- **WORK TO BE COMPLETED**: Output every line exactly as written. Leave out pictures.
Begin DATASET EXCERPT
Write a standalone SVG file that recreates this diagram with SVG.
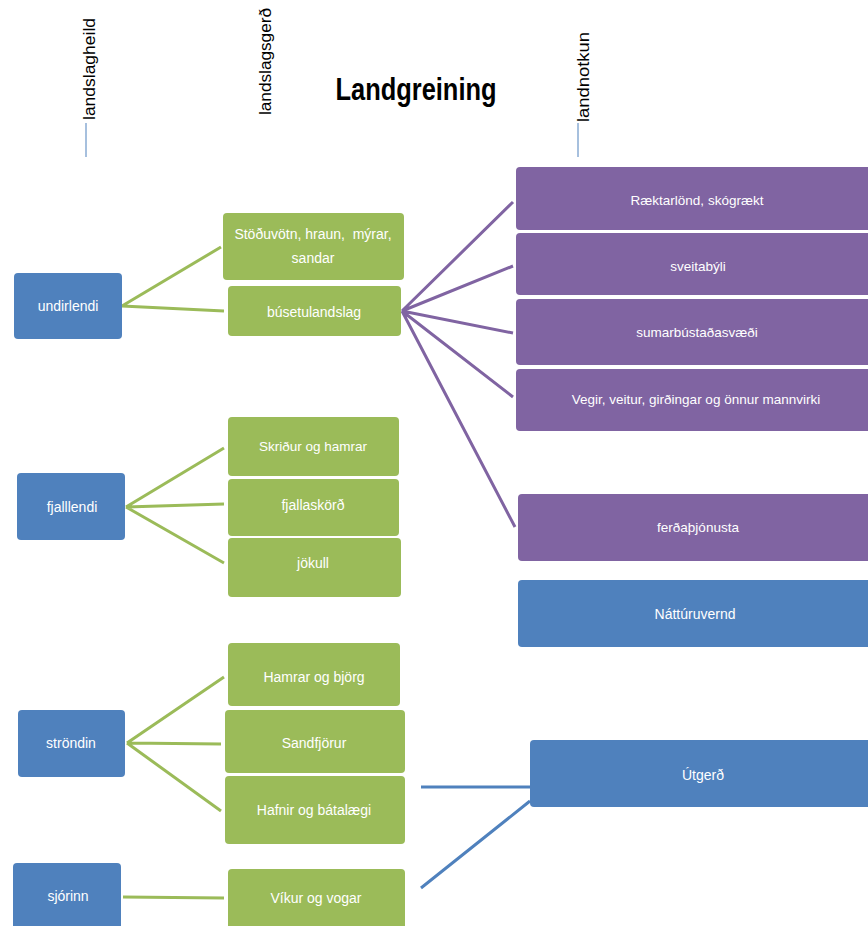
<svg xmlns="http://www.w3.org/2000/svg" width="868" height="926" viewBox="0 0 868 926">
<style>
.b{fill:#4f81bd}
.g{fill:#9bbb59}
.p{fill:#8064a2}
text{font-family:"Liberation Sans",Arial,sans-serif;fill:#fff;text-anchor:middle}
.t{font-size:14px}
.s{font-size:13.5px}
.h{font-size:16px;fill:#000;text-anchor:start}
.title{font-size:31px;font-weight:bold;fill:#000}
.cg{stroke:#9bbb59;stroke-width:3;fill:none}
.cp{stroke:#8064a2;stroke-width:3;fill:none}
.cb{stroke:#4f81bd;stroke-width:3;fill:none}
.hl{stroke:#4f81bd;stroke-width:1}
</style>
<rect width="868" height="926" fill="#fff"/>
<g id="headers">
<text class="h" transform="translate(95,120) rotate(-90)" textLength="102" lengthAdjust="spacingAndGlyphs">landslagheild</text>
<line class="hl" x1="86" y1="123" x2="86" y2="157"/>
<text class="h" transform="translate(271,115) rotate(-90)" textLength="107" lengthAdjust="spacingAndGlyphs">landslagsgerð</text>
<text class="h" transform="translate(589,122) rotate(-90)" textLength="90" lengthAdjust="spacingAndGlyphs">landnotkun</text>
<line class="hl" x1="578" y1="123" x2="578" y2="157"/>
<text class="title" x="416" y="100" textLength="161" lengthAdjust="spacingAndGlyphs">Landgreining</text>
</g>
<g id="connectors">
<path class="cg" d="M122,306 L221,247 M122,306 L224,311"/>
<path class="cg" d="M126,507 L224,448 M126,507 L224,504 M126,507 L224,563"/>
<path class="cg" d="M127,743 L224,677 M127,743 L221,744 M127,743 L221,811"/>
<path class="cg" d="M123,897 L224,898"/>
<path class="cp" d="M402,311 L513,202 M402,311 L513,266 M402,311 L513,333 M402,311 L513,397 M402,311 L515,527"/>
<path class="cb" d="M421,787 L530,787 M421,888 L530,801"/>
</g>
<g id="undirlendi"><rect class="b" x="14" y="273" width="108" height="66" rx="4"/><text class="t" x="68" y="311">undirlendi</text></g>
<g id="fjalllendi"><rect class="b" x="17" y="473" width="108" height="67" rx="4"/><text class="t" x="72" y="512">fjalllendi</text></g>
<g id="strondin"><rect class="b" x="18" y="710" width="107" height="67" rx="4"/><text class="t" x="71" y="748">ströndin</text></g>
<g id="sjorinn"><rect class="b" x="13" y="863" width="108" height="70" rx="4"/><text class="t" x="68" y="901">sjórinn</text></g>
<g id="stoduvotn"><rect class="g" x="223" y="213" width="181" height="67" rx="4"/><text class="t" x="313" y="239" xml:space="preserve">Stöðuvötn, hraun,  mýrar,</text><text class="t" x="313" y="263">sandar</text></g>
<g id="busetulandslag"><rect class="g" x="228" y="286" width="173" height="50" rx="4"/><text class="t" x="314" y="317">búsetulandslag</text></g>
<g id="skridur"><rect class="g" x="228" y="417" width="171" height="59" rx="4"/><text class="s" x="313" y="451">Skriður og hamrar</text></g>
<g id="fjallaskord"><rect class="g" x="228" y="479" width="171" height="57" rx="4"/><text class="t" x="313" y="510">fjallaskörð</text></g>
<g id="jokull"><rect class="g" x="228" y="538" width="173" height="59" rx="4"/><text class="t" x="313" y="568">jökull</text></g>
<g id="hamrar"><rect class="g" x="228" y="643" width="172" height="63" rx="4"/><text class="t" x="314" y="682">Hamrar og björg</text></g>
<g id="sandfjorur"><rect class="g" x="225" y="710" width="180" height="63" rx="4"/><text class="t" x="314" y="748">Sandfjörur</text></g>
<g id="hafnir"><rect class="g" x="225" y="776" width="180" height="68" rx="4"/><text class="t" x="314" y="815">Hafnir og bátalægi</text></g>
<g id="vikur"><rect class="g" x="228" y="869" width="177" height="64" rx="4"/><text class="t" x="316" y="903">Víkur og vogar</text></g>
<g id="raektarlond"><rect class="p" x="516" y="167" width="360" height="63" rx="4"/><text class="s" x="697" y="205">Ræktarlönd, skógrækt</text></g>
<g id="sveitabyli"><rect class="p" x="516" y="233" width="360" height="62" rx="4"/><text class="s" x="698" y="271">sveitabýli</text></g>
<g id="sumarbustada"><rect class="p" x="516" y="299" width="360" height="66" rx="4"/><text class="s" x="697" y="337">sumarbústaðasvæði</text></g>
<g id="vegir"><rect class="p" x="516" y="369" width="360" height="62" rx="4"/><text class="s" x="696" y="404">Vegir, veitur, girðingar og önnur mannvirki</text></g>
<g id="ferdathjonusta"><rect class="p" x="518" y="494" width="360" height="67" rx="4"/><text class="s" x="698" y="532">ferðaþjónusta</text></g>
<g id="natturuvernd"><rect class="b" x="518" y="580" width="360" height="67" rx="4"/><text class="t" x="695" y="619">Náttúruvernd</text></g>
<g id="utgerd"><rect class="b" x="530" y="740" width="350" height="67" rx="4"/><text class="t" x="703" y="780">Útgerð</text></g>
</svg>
End DATASET EXCERPT
- **SOLUTION FOR THIS EXERCISE**:
Write a standalone SVG file that recreates this diagram with SVG.
<svg xmlns="http://www.w3.org/2000/svg" width="868" height="926" viewBox="0 0 868 926">
<style>
.b{fill:#4f81bd}
.g{fill:#9bbb59}
.p{fill:#8064a2}
text{font-family:"Liberation Sans",Arial,sans-serif;fill:#fff;text-anchor:middle}
.t{font-size:14px}
.s{font-size:13.5px}
.h{font-size:16px;fill:#000;text-anchor:start}
.title{font-size:31px;font-weight:bold;fill:#000}
.cg{stroke:#9bbb59;stroke-width:3;fill:none}
.cp{stroke:#8064a2;stroke-width:3;fill:none}
.cb{stroke:#4f81bd;stroke-width:3;fill:none}
.hl{stroke:#4f81bd;stroke-width:1}
</style>
<rect width="868" height="926" fill="#fff"/>
<g id="headers">
<text class="h" transform="translate(95,120) rotate(-90)" textLength="102" lengthAdjust="spacingAndGlyphs">landslagheild</text>
<line class="hl" x1="86" y1="123" x2="86" y2="157"/>
<text class="h" transform="translate(271,115) rotate(-90)" textLength="107" lengthAdjust="spacingAndGlyphs">landslagsgerð</text>
<text class="h" transform="translate(589,122) rotate(-90)" textLength="90" lengthAdjust="spacingAndGlyphs">landnotkun</text>
<line class="hl" x1="578" y1="123" x2="578" y2="157"/>
<text class="title" x="416" y="100" textLength="161" lengthAdjust="spacingAndGlyphs">Landgreining</text>
</g>
<g id="connectors">
<path class="cg" d="M122,306 L221,247 M122,306 L224,311"/>
<path class="cg" d="M126,507 L224,448 M126,507 L224,504 M126,507 L224,563"/>
<path class="cg" d="M127,743 L224,677 M127,743 L221,744 M127,743 L221,811"/>
<path class="cg" d="M123,897 L224,898"/>
<path class="cp" d="M402,311 L513,202 M402,311 L513,266 M402,311 L513,333 M402,311 L513,397 M402,311 L515,527"/>
<path class="cb" d="M421,787 L530,787 M421,888 L530,801"/>
</g>
<g id="undirlendi"><rect class="b" x="14" y="273" width="108" height="66" rx="4"/><text class="t" x="68" y="311">undirlendi</text></g>
<g id="fjalllendi"><rect class="b" x="17" y="473" width="108" height="67" rx="4"/><text class="t" x="72" y="512">fjalllendi</text></g>
<g id="strondin"><rect class="b" x="18" y="710" width="107" height="67" rx="4"/><text class="t" x="71" y="748">ströndin</text></g>
<g id="sjorinn"><rect class="b" x="13" y="863" width="108" height="70" rx="4"/><text class="t" x="68" y="901">sjórinn</text></g>
<g id="stoduvotn"><rect class="g" x="223" y="213" width="181" height="67" rx="4"/><text class="t" x="313" y="239" xml:space="preserve">Stöðuvötn, hraun,  mýrar,</text><text class="t" x="313" y="263">sandar</text></g>
<g id="busetulandslag"><rect class="g" x="228" y="286" width="173" height="50" rx="4"/><text class="t" x="314" y="317">búsetulandslag</text></g>
<g id="skridur"><rect class="g" x="228" y="417" width="171" height="59" rx="4"/><text class="s" x="313" y="451">Skriður og hamrar</text></g>
<g id="fjallaskord"><rect class="g" x="228" y="479" width="171" height="57" rx="4"/><text class="t" x="313" y="510">fjallaskörð</text></g>
<g id="jokull"><rect class="g" x="228" y="538" width="173" height="59" rx="4"/><text class="t" x="313" y="568">jökull</text></g>
<g id="hamrar"><rect class="g" x="228" y="643" width="172" height="63" rx="4"/><text class="t" x="314" y="682">Hamrar og björg</text></g>
<g id="sandfjorur"><rect class="g" x="225" y="710" width="180" height="63" rx="4"/><text class="t" x="314" y="748">Sandfjörur</text></g>
<g id="hafnir"><rect class="g" x="225" y="776" width="180" height="68" rx="4"/><text class="t" x="314" y="815">Hafnir og bátalægi</text></g>
<g id="vikur"><rect class="g" x="228" y="869" width="177" height="64" rx="4"/><text class="t" x="316" y="903">Víkur og vogar</text></g>
<g id="raektarlond"><rect class="p" x="516" y="167" width="360" height="63" rx="4"/><text class="s" x="697" y="205">Ræktarlönd, skógrækt</text></g>
<g id="sveitabyli"><rect class="p" x="516" y="233" width="360" height="62" rx="4"/><text class="s" x="698" y="271">sveitabýli</text></g>
<g id="sumarbustada"><rect class="p" x="516" y="299" width="360" height="66" rx="4"/><text class="s" x="697" y="337">sumarbústaðasvæði</text></g>
<g id="vegir"><rect class="p" x="516" y="369" width="360" height="62" rx="4"/><text class="s" x="696" y="404">Vegir, veitur, girðingar og önnur mannvirki</text></g>
<g id="ferdathjonusta"><rect class="p" x="518" y="494" width="360" height="67" rx="4"/><text class="s" x="698" y="532">ferðaþjónusta</text></g>
<g id="natturuvernd"><rect class="b" x="518" y="580" width="360" height="67" rx="4"/><text class="t" x="695" y="619">Náttúruvernd</text></g>
<g id="utgerd"><rect class="b" x="530" y="740" width="350" height="67" rx="4"/><text class="t" x="703" y="780">Útgerð</text></g>
</svg>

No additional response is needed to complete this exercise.